Each spring since 2000, Villanova University chooses a distinguished Irish writer to hold its Charles A. Heimbold Jr. Chair of Irish Studies. Named for a Villanova graduate who was former CEO of Bristol-Myers Squibb and US ambassador to Sweden, the Heimbold chair has since become one of the most prestigious Irish studies positions in the United States.
The 2023 Heimbold Chair holder is Mary O’Donoghue, who has published books of award-winning poetry which include Tulle (Salmon Poetry, 2001) and Among These Winters (Dedalus, 2007). She has written prize-winning fiction, including her debut novel It Is Before the House Burns (Lilliput, 2010) and takes place on the West Coast of Ireland. Booker Prize-winning Irish novelist Anne Enright (The Gathering) described the novel as “electric, real, and utterly modern: this is a voice to welcome and to watch.”
To kick off Villanova’s 2023 Literary Festival, O’Donoghue gave this year’s Heimbold Chair Reading at Villanova’s Connelly Center on Thursday February 23. Irish Ambassafor Geraldine Byrne Nason and Andrew Bryne, Deputy Consul General of Ireland, were in attendance.
Over the past fifteen years, O’Donoghue’s short stores have appeared in the Dublin Review, Granta, the Georgia Review, AGNI, Salamander and other literary journals. A brand new book of previously unpublished short stories as well as new stories will be published in July 2023, published by Stinging Fly Press.
O’Donoghue knows the west coast of Ireland like a native, because she is. She grew up on a farm with her parents and three sisters in Kilkeedy, a hamlet in County Clare on the edge of the Burren, a haunting, rocky landscape that each spring blossoms with alpine flowers.
O’Donoghue attended St. Joseph’s Convent School in Gort, County Galway. She later earned both her B.A. (1996) and M.Phil. (1998) in Irish Studies from the National University of Ireland, Galway.
After university, she began to write poetry seriously when she took a course in creative writing at the Galway Arts Center given by leading contemporary Irish language poet Louis de Paor. Maintaining contact with de Paor over the years, O’Donoghue continues to translate his Irish language poetry into English. This collaborative relationship has not only honed her skills as a translator but also has enhanced her own craft as a poet. She has collaborated with de Paor on a recent bilingual book translation of his poetry: The Brindled Cat and the Nightingale’s Tongue (Bloodaxe Books, 2014).
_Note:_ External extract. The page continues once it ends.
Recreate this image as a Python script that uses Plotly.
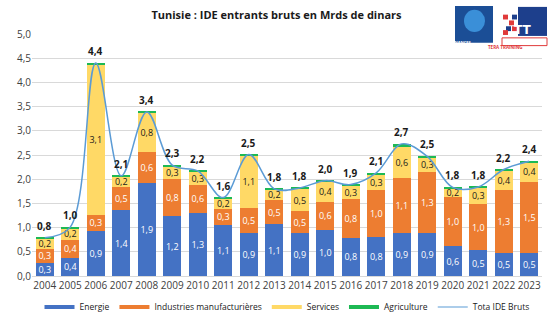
import plotly.graph_objects as go

years = [str(y) for y in range(2004, 2024)]
energie = [0.27, 0.38, 0.93, 1.36, 1.93, 1.23, 1.31, 1.06, 0.88, 1.07,
           0.88, 0.96, 0.79, 0.80, 0.89, 0.89, 0.61, 0.53, 0.48, 0.47]
industries = [0.29, 0.37, 0.34, 0.48, 0.64, 0.77, 0.58, 0.33, 0.53, 0.50,
              0.46, 0.57, 0.80, 0.97, 1.14, 1.26, 1.02, 0.96, 1.29, 1.48]
services = [0.21, 0.24, 3.10, 0.21, 0.80, 0.26, 0.26, 0.21, 1.08, 0.21,
            0.46, 0.42, 0.28, 0.32, 0.64, 0.30, 0.18, 0.34, 0.41, 0.40]
agriculture = [0.02, 0.02, 0.03, 0.02, 0.02, 0.03, 0.02, 0.02, 0.02, 0.02,
               0.02, 0.02, 0.02, 0.04, 0.06, 0.02, 0.02, 0.01, 0.02, 0.02]
total = [round(a + b + c + d, 2) for a, b, c, d in zip(energie, industries, services, agriculture)]

C_EN = "#4472C4"
C_IN = "#ED7D31"
C_SE = "#FFD966"
C_AG = "#1DB954"
C_TOT = "#5B9BD5"
FONT = "Open Sans"


def fmt(v):
    return f"{v:.1f}".replace(".", ",")


fig = go.Figure()
series = [
    ("Energie", energie, C_EN, "white", True),
    ("Industries manufacturières", industries, C_IN, "white", True),
    ("Services", services, C_SE, "#1a1a1a", True),
    ("Agriculture", agriculture, C_AG, "#1a1a1a", False),
]
for name, vals, col, tcol, lab in series:
    fig.add_trace(go.Bar(
        x=years, y=vals, name=name, marker=dict(color=col, line=dict(width=0)),
        text=[fmt(v) for v in vals] if lab else None,
        textposition="inside" if lab else "none",
        insidetextanchor="middle", textangle=0,
        textfont=dict(color=tcol, size=9, family=FONT),
        showlegend=False, hoverinfo="skip",
    ))

fig.add_trace(go.Scatter(
    x=years, y=total, mode="lines", line=dict(color=C_TOT, width=1.5, shape="spline", smoothing=1.0),
    showlegend=False, hoverinfo="skip",
))

# legend entries
for name, _, col, _, _ in series:
    fig.add_trace(go.Scatter(x=[years[0]], y=[None], mode="lines", name=name,
                             line=dict(color=col, width=4), hoverinfo="skip"))
fig.add_trace(go.Scatter(x=[years[0]], y=[None], mode="lines", name="Tota IDE Bruts",
                         line=dict(color=C_TOT, width=1.2), hoverinfo="skip"))

annotations = []
for i, t in enumerate(total):
    annotations.append(dict(x=i, y=t, xref="x", yref="y", text="<b>" + fmt(t) + "</b>",
                            showarrow=False, yshift=12,
                            font=dict(size=10, color="#1a1a1a", family=FONT)))

# logos (decorative approximations)
def px(xp):
    return (xp - 32) / 510.0


def py(yp):
    return (284 - yp) / 250.0


shapes = [
    dict(type="rect", xref="paper", yref="paper", x0=px(455), x1=px(493), y0=py(43), y1=py(5),
         fillcolor="#1B4E96", line=dict(width=0), layer="above"),
    dict(type="circle", xref="paper", yref="paper", x0=px(464), x1=px(485), y0=py(32), y1=py(9),
         fillcolor="#3A8FD8", line=dict(width=0), layer="above"),
    dict(type="rect", xref="paper", yref="paper", x0=px(518), x1=px(547), y0=py(36), y1=py(6),
         fillcolor="#1D3F8C", line=dict(width=0), layer="above"),
    dict(type="rect", xref="paper", yref="paper", x0=px(502), x1=px(547), y0=py(46), y1=py(38),
         fillcolor="white", line=dict(width=1, color="#E03A3A"), layer="above"),
]
for (a, b, c) in [(503, 14, "#E03A3A"), (509, 20, "#E03A3A"), (512, 26, "#E03A3A"),
                  (506, 26, "#1D3F8C"), (512, 14, "#1D3F8C"), (503, 30, "#E03A3A")]:
    shapes.append(dict(type="rect", xref="paper", yref="paper", x0=px(a), x1=px(a + 5),
                       y0=py(b + 5), y1=py(b), fillcolor=c, line=dict(width=0), layer="above"))

annotations += [
    dict(xref="paper", yref="paper", x=px(474), y=py(38.5), text="<b>TERA FINANCES</b>", showarrow=False,
         font=dict(size=4, color="white", family=FONT)),
    dict(xref="paper", yref="paper", x=px(532.5), y=py(21), text="<b>TT</b>", showarrow=False,
         font=dict(size=12, color="white", family="DejaVu Sans")),
    dict(xref="paper", yref="paper", x=px(524.5), y=py(42), text="<b>TERA TRAINING</b>", showarrow=False,
         font=dict(size=4.5, color="#E03A3A", family=FONT)),
]

fig.update_layout(
    width=553, height=332,
    margin=dict(l=32, r=11, t=34, b=48),
    barmode="stack", bargap=0.3,
    paper_bgcolor="white", plot_bgcolor="white",
    separators=", ",
    font=dict(family=FONT, color="#404040", size=10),
    title=dict(text="<b>Tunisie : IDE entrants bruts en Mrds de dinars</b>", x=0.5, xanchor="center",
               y=1 - 15 / 332, yanchor="middle", font=dict(size=11, color="#1a1a1a", family=FONT)),
    xaxis=dict(type="category", categoryorder="array", categoryarray=years,
               range=[-0.5, len(years) - 0.5],
               tickfont=dict(size=10, color="#404040"), showgrid=False,
               showline=True, linecolor="#D9D9D9", ticks=""),
    yaxis=dict(range=[0, 5], dtick=0.5, tickformat=".1f", showgrid=True, gridcolor="#D9D9D9",
               gridwidth=1, zeroline=False, ticks="", tickfont=dict(size=10, color="#404040")),
    legend=dict(orientation="h", x=0.5, xanchor="center", y=-0.128, yanchor="middle",
                traceorder="normal",
                font=dict(size=8.5, color="#1a1a1a"), itemwidth=30, bgcolor="rgba(0,0,0,0)"),
    uniformtext=dict(minsize=9, mode="show"),
    annotations=annotations, shapes=shapes,
)

fig.write_html("out.html")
In the early 2000s, O’Donoghue emigrated to Boston where she secured a part-time teaching position in the Arts and Humanities department at Babson College, Wellesley, MA. In 2011 she earned tenure at Babson, and in 2017 she was promoted to Full Professor. She is married to another academic writer, James McNaughton, who is a Dublin-born teacher of modernist Literature at the University of Alabama. She commutes back and forth between their home together in Tuscaloosa and her place in Boston.
Translating and writing poetry, O’Donoghue found, enhanced her fiction writing.
“My poetry does affect the way I write my fiction,” she says. “I notice in my stories a lyrical impulse which animates my sentences. I am not interested in simply content creation or plots. I am interested in more surreal states: in waiting, in transit, in strangeness and in psychic borderlands.”
O’Donoghue credits her appointment as the fiction editor of the literary journal AGNI as one of the influences that caused to focus more on short story and novel writing. AGNI, published by Boston University, features the very best contemporary writers whose fiction O’Donoghue gets to read and edit.
O’Donoghue will give another talk along with Lisa McInerney in a discussion to be held at Villanova’s Falvey Library on Wednesday April 19. 4 PM. O’Donoghue herself selected McInerney, a Cork based novelist, short story writer, screenwriter and editor, to engage in a literary focused discussion with her.
McInerney’s novel, The Glorious Heresies, tells the story of five misfits living on the fringe’s of Ireland’s post-crash society. It won the Women’s Prize for Fiction and Desmond Elliott Prize in 2016. It’s part of a trilogy of novels that ITV Studios plans to turn into a TV project. McInerney is contracted to write the scripts.